Tuesday, February 11, 2014

Dj Buddy Beaverhausen Remembers Shirley Temple

Eleanore Roosevelt & Shirley Temple
As Ray Davies of The Kinks sang, "Celluloid Heros never really die." Shirley Temple may have sailed away on the Good Ship Lollipop (where the bon-bons play on the sunny beach of Peppermint Bay) but she will forever live on in our hearts as America's sweetheart; the childhood actress/singer/dancer who kept America optimistic, at the movies, throughout the Great Depression. The American Film Institute ranks Shirley Temple the 18th greatest female Screen Legend of all time.

Ms Temple died of natural causes at age 85, forever remembered as the upbeat, cherubic child star with dimples, ringlets and winning disposition. Her look indeed inspired Bette Davis as the aging child-star Baby Jane Hudson in Whatever Happened to Baby Jane?

My mother was a year younger than Shirley Temple and idolized her on the silver screen from the time my grandmother would take her and her sister, my Aunt Ellen, to the Paterson, NJ movie palaces to see Ms Temple's films. Mom even had a Shirley Temple doll from the era.

Growing up, watching Shirley Temple movies on television was a must in our house. There was one every Sunday afternoon on our local NY-based channel. I loved her songs, especially "Baby, Take a Bow," "We Should Be Together," "At the Cod Fish Ball," "When I Grow Up," "Animal Crackers in My Soup" and "On the Good Ship Lollipop," which my Mom would sing to me as part of her repertoire of lullabies.

Originally slated to star in MGM's The Wizard of Oz, on loan from 20th Century-Fox, Darryl F. Zanuck pulled the plug on that casting at the last minute.
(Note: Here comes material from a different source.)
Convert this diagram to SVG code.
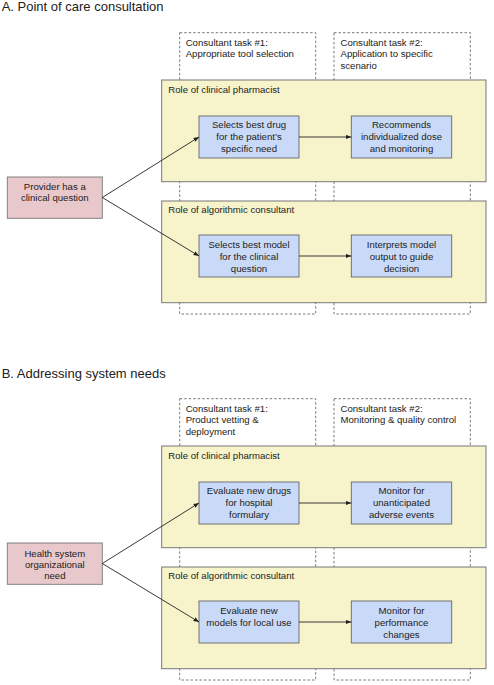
<svg xmlns="http://www.w3.org/2000/svg" width="494" height="685" viewBox="0 0 494 685">
<style>
text{font-family:"Liberation Sans",Arial,sans-serif;fill:#222;}
.title{font-size:13px;}
.sm{font-size:9.6px;}
.c{text-anchor:middle;}
.task{fill:#fff;stroke:#555;stroke-width:0.8;stroke-dasharray:2.5,2;}
.role{fill:#f7f4cc;stroke:#777;stroke-width:1;}
.blue{fill:#c9daf8;stroke:#666;stroke-width:0.9;}
.pink{fill:#e9c8cb;stroke:#777;stroke-width:0.9;}
.edge{fill:none;stroke:#222;stroke-width:0.9;marker-end:url(#ah);}
</style>
<defs>
<marker id="ah" markerUnits="userSpaceOnUse" markerWidth="6" markerHeight="5" refX="5.5" refY="2.5" orient="auto">
<path d="M0,0.3 L5.5,2.5 L0,4.7 Z" fill="#222"/>
</marker>
</defs>
<rect width="494" height="685" fill="#fff"/>

<!-- Panel A -->
<text id="titleA" class="title" x="1.7" y="11">A. Point of care consultation</text>
<g id="taskA1"><rect class="task" x="179.7" y="32.7" width="136" height="281.3"/>
<text class="sm" x="185.7" y="45.7">Consultant task #1:</text>
<text class="sm" x="185.7" y="57.2">Appropriate tool selection</text></g>
<g id="taskA2"><rect class="task" x="334" y="32.7" width="136.3" height="281.3"/>
<text class="sm" x="340.5" y="45.7">Consultant task #2:</text>
<text class="sm" x="340.5" y="57.2">Application to specific</text>
<text class="sm" x="340.5" y="68.7">scenario</text></g>
<g id="roleA1"><rect class="role" x="161.7" y="80" width="324.3" height="101.7"/>
<text class="sm" x="168.3" y="92.7">Role of clinical pharmacist</text></g>
<g id="roleA2"><rect class="role" x="161.7" y="201" width="324.3" height="101.7"/>
<text class="sm" x="168.3" y="212.7">Role of algorithmic consultant</text></g>
<g id="nodeA1a"><rect class="blue" x="199" y="116" width="100" height="42"/>
<text class="sm c" x="249" y="128.4">Selects best drug</text>
<text class="sm c" x="249" y="140.1">for the patient’s</text>
<text class="sm c" x="249" y="151.7">specific need</text></g>
<g id="nodeA1b"><rect class="blue" x="351.3" y="116" width="100.4" height="42"/>
<text class="sm c" x="401.5" y="128.4">Recommends</text>
<text class="sm c" x="401.5" y="140.1">individualized dose</text>
<text class="sm c" x="401.5" y="151.7">and monitoring</text></g>
<g id="nodeA2a"><rect class="blue" x="199" y="235" width="100" height="42"/>
<text class="sm c" x="249" y="248.4">Selects best model</text>
<text class="sm c" x="249" y="260.1">for the clinical</text>
<text class="sm c" x="249" y="271.7">question</text></g>
<g id="nodeA2b"><rect class="blue" x="351.3" y="235" width="100.4" height="42"/>
<text class="sm c" x="401.5" y="248.4">Interprets model</text>
<text class="sm c" x="401.5" y="260.1">output to guide</text>
<text class="sm c" x="401.5" y="271.7">decision</text></g>
<g id="nodeA0"><rect class="pink" x="7.3" y="177" width="95" height="41.3"/>
<text class="sm c" x="54.8" y="190.2">Provider has a</text>
<text class="sm c" x="54.8" y="201.4">clinical question</text></g>

<!-- Panel B -->
<text id="titleB" class="title" x="1.7" y="377.5">B. Addressing system needs</text>
<g id="taskB1"><rect class="task" x="179.7" y="398.7" width="136" height="281.3"/>
<text class="sm" x="185.7" y="411.7">Consultant task #1:</text>
<text class="sm" x="185.7" y="423.2">Product vetting &amp;</text>
<text class="sm" x="185.7" y="434.7">deployment</text></g>
<g id="taskB2"><rect class="task" x="334" y="398.7" width="136.3" height="281.3"/>
<text class="sm" x="340.5" y="411.7">Consultant task #2:</text>
<text class="sm" x="340.5" y="423.2">Monitoring &amp; quality control</text></g>
<g id="roleB1"><rect class="role" x="161.7" y="446" width="324.3" height="101.7"/>
<text class="sm" x="168.3" y="458.7">Role of clinical pharmacist</text></g>
<g id="roleB2"><rect class="role" x="161.7" y="567" width="324.3" height="101.7"/>
<text class="sm" x="168.3" y="578.7">Role of algorithmic consultant</text></g>
<g id="nodeB1a"><rect class="blue" x="199" y="482" width="100" height="42"/>
<text class="sm c" x="249" y="494.4">Evaluate new drugs</text>
<text class="sm c" x="249" y="506.1">for hospital</text>
<text class="sm c" x="249" y="517.7">formulary</text></g>
<g id="nodeB1b"><rect class="blue" x="351.3" y="482" width="100.4" height="42"/>
<text class="sm c" x="401.5" y="494.4">Monitor for</text>
<text class="sm c" x="401.5" y="506.1">unanticipated</text>
<text class="sm c" x="401.5" y="517.7">adverse events</text></g>
<g id="nodeB2a"><rect class="blue" x="199" y="601" width="100" height="42"/>
<text class="sm c" x="249" y="614.4">Evaluate new</text>
<text class="sm c" x="249" y="626.1">models for local use</text></g>
<g id="nodeB2b"><rect class="blue" x="351.3" y="601" width="100.4" height="42"/>
<text class="sm c" x="401.5" y="614.4">Monitor for</text>
<text class="sm c" x="401.5" y="626.1">performance</text>
<text class="sm c" x="401.5" y="637.7">changes</text></g>
<g id="nodeB0"><rect class="pink" x="7.3" y="543" width="95" height="41.3"/>
<text class="sm c" x="54.8" y="556.7">Health system</text>
<text class="sm c" x="54.8" y="568.1">organizational</text>
<text class="sm c" x="54.8" y="579.4">need</text></g>

<g id="connectors">
<path class="edge" d="M102.3,197.5 L199,137"/>
<path class="edge" d="M102.3,197.5 L199,256"/>
<path class="edge" d="M299,137 L351.3,137"/>
<path class="edge" d="M299,256 L351.3,256"/>
<path class="edge" d="M102.3,563.5 L199,503"/>
<path class="edge" d="M102.3,563.5 L199,622"/>
<path class="edge" d="M299,503 L351.3,503"/>
<path class="edge" d="M299,622 L351.3,622"/>
</g>
</svg>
MGM quickly replaced Temple with their own Judy Garland and the rest is cinema history.

Temple hosted a tv series, Shirley Temple's Storybook, from 1958-1961. I never failed to tune in, watched all the episodes and even owned the Mattel Storybook Theater, moving the cardboard characters around with a magnetic wand under the stage floor. The Theater came with cardboard sets and props as well.

Dj Buddy Beaverhausen also appreciates, to no end, the fact that the world's most famous non-alcoholic beverage was named the Shirley Temple -- basically a Cosmo with ginger ale instead of vodka -- introducing generations of children to the joys of sipping pretty pink cocktails when they grow up.
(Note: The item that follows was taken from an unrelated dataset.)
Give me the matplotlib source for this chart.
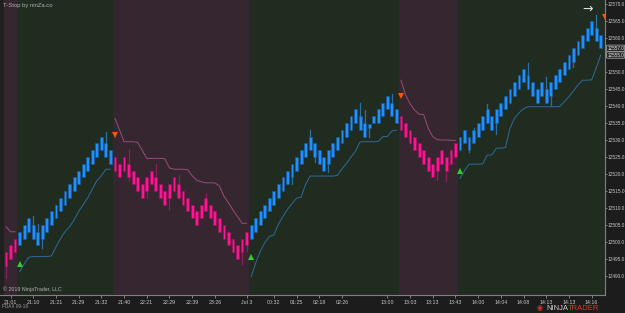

At age 17, Shirley Temple married celebrated Army Sergeant-turned-actor John Agar. They divorced six years later. In 1950, she married Charles Alden Black, a Navy Intelligence Officer and exec for the Hawaiian Pineapple Company. She was the mother of two daughters and a son.

Shirley Temple underwent a mastectomy in 1972. Wikipedia writes, "Following the operation, she announced it to the world via radio, television, and a February 1973 article for the magazine McCall's. In doing so, she became one of the first prominent women to speak openly about breast cancer."

CNN reports that "after stepping down from the silver screen... she did not fade from the public eye. She embarked on a new career as a foreign diplomat: She served in the U.S. delegation to the United Nations from 1969 to 1974 was U.S. ambassador to Ghana from 1974 to 1976, and U.S. ambassador to Czechoslovakia from 1989 to 1992."

A liberal Republican (the term was not always a paradox), she strongly opposed the Viet Nam War. Shirley Temple Black, as she was then known, was also in charge of arrangements for Democratic President Jimmy Carter's inauguration and inaugural ball.

In 1939, Salvador Dali created a montage, Shirley Temple, The Youngest, Most Sacred Monster of Contemporary Cinema, that still hangs at the Museum Boijmans Van Beuningen in Rotterdam, the Netherlands. It is a satirical, surrealistic protest of the sexualization of children by the Hollywood film industry. This topic has since become a hotly debated one in contemporary culture.

Shirley Temple, rest in peace. You are alive in our remembrances, in our hearts and, forever, at the movies.